Located steps away from the National Museum of Beirut, The Beirut Museum of Art marks the first major development of its kind in Lebanon since the economic crisis began in 2019. This week, Lebanese prime minister Najib Mikati laid the first stone of the museum after years of work in progress.
Financed by independent and non-profit organizations and founded in 2017 by Sandra Abou Nader and Rita Nammour, the museum is set to open its doors in 2026. Originally slated to open in 2020, the project underwent many complications as Lebanon was faced with financial disputes during the October revolution and the Beirut port explosion on August 4 that shook the course of the country resulting in an estimated US $15 billion in property damage and hundreds of lives lost, all while in the middle of the Covid-19 global pandemic.
Once open, the museum will spotlight Lebanese culture and heritage through works of art gathered by the Ministry of Culture featuring 3,000 pieces of local, regional, and international paintings, sculptures, and written works. This will further grant access for the growth of the local art scene within Lebanon facing difficulties in showcasing their work after being held back by the economic crisis.
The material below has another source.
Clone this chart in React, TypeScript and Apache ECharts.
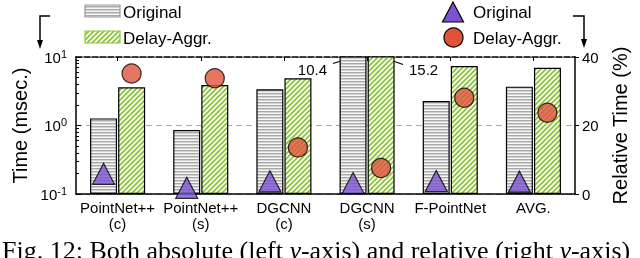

BeMA also aims to provide a reflection of Lebanon’s art and culture through its architecture designed by Amale Andraos. Standing tall with a white base and Mediterranean-inspired balconies that is reminiscent of houses and buildings in Lebanon, the museum set aside spaces for art education and conservation. It will also include a rooftop garden where kids can play in the large playground.
In an effort to revive the Lebanese culture and heritage that has experienced much turbulence throughout the past couple of years and in collaboration with Beirut’s Saint Joseph University and their generous land donation that the museum is being built on, BeMA faces many challenges but comes with a goal to reclaim Lebanon’s art scene.